---------- DATA SHOWN ----------

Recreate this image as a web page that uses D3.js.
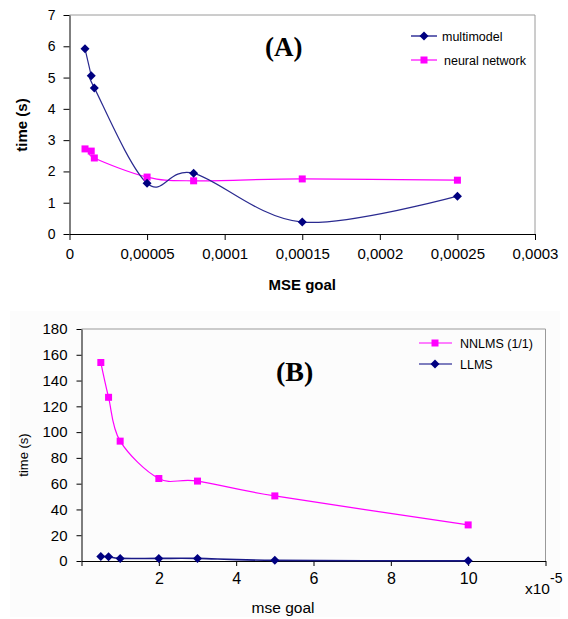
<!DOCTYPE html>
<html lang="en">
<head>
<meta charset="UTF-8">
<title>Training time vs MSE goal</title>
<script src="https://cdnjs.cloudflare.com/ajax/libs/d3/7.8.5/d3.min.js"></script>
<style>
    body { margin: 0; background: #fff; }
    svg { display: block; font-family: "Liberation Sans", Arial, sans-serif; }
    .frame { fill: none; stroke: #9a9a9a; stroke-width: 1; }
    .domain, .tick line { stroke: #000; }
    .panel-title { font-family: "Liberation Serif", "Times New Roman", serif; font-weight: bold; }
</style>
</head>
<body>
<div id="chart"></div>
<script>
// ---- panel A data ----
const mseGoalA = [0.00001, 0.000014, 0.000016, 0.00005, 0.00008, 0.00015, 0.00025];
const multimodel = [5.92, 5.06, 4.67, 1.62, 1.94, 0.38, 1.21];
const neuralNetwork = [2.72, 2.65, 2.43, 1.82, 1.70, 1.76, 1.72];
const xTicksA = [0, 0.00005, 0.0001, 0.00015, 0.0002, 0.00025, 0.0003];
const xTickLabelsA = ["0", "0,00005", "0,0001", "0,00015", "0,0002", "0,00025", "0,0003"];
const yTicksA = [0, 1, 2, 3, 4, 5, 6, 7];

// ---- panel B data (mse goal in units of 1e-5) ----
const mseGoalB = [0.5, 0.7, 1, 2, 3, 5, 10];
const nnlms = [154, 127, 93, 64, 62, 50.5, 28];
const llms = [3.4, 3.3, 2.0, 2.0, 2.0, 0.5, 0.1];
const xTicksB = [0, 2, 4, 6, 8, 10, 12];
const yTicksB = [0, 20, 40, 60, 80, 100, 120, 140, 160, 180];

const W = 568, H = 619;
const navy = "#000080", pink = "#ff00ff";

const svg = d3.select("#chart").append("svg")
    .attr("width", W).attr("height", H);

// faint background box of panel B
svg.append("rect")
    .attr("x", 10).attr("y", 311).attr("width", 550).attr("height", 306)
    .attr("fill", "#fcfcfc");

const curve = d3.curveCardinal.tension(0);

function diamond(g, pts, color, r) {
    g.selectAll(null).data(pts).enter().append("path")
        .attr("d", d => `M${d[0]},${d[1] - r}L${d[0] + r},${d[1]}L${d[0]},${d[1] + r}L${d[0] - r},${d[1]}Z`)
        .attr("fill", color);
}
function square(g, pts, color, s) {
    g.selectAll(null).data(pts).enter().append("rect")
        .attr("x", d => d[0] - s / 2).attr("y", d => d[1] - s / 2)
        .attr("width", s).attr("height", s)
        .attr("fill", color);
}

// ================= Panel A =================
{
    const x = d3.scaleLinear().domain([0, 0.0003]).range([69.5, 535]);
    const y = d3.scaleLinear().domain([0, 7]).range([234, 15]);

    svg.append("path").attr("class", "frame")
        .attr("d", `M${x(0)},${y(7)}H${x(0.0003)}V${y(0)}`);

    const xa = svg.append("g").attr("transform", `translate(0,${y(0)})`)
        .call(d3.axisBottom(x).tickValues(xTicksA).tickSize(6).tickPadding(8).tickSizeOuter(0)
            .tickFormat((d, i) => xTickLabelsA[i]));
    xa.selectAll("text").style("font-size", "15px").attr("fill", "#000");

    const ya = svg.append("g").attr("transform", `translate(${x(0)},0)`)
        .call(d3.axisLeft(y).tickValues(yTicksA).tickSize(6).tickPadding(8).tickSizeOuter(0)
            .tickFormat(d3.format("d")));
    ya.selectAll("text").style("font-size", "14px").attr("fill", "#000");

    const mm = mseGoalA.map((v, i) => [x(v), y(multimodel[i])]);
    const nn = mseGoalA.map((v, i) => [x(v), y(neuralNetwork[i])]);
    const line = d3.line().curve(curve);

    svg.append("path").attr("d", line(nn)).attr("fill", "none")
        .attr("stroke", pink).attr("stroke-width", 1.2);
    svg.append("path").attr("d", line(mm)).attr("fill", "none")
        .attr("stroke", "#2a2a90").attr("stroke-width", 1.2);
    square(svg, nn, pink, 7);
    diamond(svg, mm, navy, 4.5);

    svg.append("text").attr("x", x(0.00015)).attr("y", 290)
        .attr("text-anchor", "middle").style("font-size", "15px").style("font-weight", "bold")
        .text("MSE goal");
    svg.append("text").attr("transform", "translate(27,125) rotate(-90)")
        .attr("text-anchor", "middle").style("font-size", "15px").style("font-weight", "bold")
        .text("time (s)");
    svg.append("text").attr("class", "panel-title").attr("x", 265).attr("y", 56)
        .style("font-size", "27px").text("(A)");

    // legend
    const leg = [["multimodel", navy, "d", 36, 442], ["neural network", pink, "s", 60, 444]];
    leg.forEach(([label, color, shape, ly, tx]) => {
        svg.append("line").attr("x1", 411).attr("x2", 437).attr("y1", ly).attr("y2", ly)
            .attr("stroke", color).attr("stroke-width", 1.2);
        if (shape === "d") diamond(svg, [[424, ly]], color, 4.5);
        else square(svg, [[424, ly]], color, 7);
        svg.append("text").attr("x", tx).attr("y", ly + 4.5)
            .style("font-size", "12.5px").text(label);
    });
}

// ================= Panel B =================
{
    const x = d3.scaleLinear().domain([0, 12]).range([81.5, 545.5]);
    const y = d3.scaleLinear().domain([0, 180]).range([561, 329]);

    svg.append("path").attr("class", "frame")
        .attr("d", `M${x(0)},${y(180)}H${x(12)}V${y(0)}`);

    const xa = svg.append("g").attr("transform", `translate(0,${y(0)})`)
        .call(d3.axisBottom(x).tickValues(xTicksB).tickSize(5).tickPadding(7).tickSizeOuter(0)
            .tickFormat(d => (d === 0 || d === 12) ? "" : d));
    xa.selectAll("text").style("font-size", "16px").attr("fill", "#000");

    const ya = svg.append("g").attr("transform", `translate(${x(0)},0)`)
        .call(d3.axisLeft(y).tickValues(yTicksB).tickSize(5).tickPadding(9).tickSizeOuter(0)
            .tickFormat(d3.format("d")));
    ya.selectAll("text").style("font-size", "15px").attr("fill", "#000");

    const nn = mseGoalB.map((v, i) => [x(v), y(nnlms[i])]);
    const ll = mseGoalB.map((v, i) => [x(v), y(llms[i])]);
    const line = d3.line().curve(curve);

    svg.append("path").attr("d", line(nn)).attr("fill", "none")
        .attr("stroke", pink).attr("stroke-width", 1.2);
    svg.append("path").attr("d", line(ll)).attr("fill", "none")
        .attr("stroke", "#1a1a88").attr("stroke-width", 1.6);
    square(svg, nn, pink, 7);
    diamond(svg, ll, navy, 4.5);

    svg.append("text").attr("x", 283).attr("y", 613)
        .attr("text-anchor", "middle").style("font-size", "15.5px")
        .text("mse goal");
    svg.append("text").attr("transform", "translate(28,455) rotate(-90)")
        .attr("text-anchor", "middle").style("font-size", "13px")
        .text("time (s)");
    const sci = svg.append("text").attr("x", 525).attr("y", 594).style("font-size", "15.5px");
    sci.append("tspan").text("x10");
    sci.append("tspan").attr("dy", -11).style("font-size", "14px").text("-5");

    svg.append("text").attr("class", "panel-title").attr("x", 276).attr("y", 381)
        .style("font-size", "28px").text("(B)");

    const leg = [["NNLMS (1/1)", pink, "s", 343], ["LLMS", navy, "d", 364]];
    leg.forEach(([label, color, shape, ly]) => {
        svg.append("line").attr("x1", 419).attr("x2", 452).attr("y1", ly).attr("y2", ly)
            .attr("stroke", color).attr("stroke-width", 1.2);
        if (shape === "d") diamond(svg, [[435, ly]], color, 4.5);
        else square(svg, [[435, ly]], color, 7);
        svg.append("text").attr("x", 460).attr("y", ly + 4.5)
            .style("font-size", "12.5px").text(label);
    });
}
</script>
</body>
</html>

----------
---------- DATA SHOWN ----------

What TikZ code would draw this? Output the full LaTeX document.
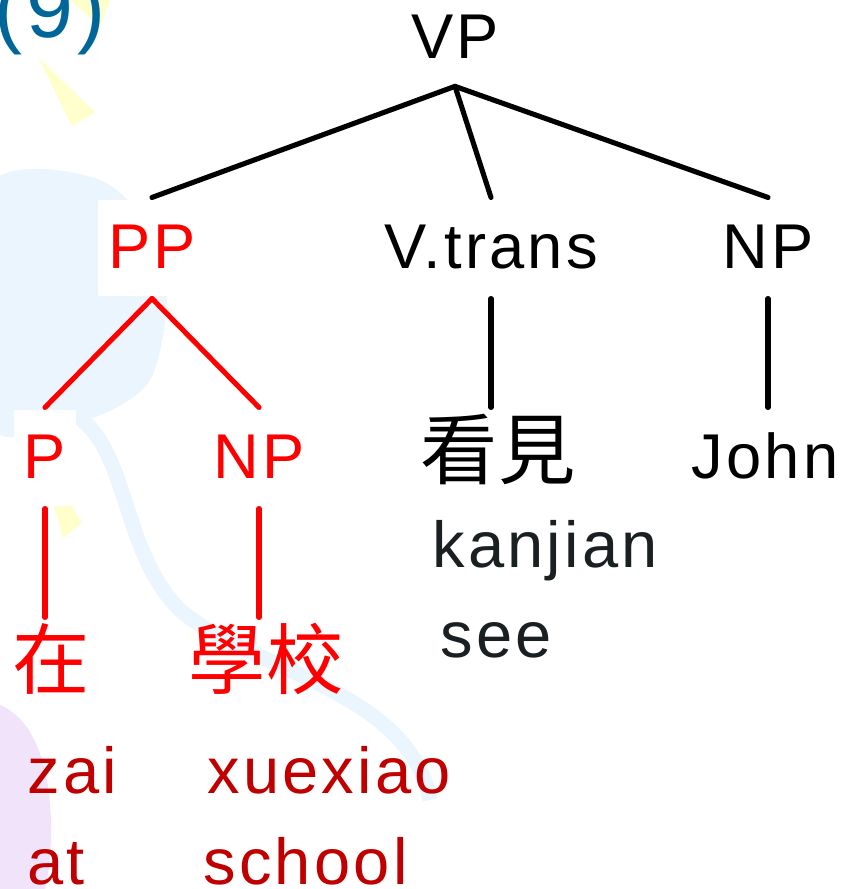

----------
---------- DATA SHOWN ----------

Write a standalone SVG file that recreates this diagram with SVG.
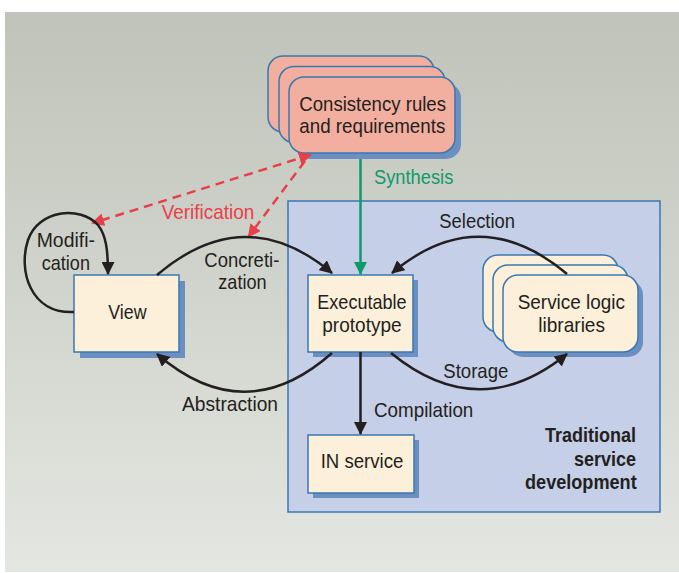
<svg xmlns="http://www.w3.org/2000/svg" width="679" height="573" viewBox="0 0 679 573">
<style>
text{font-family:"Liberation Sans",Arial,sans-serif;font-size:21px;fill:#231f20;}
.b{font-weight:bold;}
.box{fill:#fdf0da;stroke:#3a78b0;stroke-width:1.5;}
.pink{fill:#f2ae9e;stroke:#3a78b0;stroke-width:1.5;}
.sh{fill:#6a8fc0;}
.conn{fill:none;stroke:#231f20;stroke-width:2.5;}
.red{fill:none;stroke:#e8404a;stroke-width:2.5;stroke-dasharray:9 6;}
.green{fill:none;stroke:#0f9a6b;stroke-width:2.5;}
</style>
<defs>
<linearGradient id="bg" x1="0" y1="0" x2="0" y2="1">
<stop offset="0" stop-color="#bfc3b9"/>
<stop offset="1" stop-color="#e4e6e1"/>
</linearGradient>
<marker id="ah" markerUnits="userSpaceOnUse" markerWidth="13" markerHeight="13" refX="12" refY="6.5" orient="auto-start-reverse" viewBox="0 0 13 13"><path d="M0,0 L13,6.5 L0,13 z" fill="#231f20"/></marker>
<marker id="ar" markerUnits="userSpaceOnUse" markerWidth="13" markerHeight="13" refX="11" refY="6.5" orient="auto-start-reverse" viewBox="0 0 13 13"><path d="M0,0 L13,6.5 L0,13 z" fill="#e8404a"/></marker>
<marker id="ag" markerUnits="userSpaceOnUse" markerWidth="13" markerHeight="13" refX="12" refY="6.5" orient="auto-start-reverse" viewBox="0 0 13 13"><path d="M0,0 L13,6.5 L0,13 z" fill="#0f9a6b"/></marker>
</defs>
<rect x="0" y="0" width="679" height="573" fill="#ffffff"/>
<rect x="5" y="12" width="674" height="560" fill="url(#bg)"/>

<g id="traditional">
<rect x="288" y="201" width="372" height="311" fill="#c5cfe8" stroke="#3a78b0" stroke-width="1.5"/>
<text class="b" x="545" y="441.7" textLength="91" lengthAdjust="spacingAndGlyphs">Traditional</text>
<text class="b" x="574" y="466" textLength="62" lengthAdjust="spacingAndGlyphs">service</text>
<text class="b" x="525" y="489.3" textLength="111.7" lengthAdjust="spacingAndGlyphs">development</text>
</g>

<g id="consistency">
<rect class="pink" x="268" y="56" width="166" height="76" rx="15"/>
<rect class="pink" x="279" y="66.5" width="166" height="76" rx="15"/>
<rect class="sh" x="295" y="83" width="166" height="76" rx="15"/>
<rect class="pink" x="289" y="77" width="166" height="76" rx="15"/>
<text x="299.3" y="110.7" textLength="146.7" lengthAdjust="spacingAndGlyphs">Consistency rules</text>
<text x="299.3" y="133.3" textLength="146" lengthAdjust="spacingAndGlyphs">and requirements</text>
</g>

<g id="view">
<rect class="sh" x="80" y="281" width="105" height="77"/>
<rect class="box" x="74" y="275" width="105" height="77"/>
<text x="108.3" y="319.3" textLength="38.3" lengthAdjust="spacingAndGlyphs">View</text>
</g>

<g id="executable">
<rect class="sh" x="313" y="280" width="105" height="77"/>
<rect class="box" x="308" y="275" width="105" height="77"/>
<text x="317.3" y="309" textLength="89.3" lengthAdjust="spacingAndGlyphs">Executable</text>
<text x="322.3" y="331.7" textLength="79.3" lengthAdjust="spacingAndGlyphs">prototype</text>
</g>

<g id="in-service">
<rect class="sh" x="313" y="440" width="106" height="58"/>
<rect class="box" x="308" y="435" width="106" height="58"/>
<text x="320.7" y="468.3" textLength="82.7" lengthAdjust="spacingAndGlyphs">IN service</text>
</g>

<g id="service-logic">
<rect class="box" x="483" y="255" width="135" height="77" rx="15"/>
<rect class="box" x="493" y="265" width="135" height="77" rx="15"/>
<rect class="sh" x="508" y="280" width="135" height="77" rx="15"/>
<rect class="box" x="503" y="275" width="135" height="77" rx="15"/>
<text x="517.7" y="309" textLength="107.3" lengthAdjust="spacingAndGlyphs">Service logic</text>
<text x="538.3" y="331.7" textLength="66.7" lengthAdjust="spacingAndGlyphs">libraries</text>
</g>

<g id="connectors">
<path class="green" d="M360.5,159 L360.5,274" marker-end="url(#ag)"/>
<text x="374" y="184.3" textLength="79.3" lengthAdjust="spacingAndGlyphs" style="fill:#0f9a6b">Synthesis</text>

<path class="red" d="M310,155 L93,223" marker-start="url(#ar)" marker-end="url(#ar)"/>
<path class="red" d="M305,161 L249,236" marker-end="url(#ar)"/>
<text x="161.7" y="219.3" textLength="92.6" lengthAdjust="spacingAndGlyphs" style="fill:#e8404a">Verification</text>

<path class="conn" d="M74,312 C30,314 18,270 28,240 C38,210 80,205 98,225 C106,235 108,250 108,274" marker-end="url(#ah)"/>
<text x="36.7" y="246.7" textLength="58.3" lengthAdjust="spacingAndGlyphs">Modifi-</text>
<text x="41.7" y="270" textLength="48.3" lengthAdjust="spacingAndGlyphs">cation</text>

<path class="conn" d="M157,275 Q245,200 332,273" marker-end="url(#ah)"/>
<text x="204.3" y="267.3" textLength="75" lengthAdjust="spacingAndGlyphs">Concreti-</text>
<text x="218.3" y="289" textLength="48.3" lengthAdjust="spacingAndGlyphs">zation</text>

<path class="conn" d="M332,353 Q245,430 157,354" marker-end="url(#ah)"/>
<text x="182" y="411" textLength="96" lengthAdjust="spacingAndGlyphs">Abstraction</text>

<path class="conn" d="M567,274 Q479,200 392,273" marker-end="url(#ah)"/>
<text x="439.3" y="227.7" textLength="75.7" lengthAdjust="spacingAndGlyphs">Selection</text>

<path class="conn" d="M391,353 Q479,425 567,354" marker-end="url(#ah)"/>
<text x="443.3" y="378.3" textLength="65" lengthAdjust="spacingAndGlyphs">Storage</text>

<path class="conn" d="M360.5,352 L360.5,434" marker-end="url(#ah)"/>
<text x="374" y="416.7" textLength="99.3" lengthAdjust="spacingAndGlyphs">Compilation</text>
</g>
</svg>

----------

# GIVEN EXERCISE:
Go through the listing above and work out how many lines contain the string "that". Reply with the number alone.

# TASK RESPONSE:
2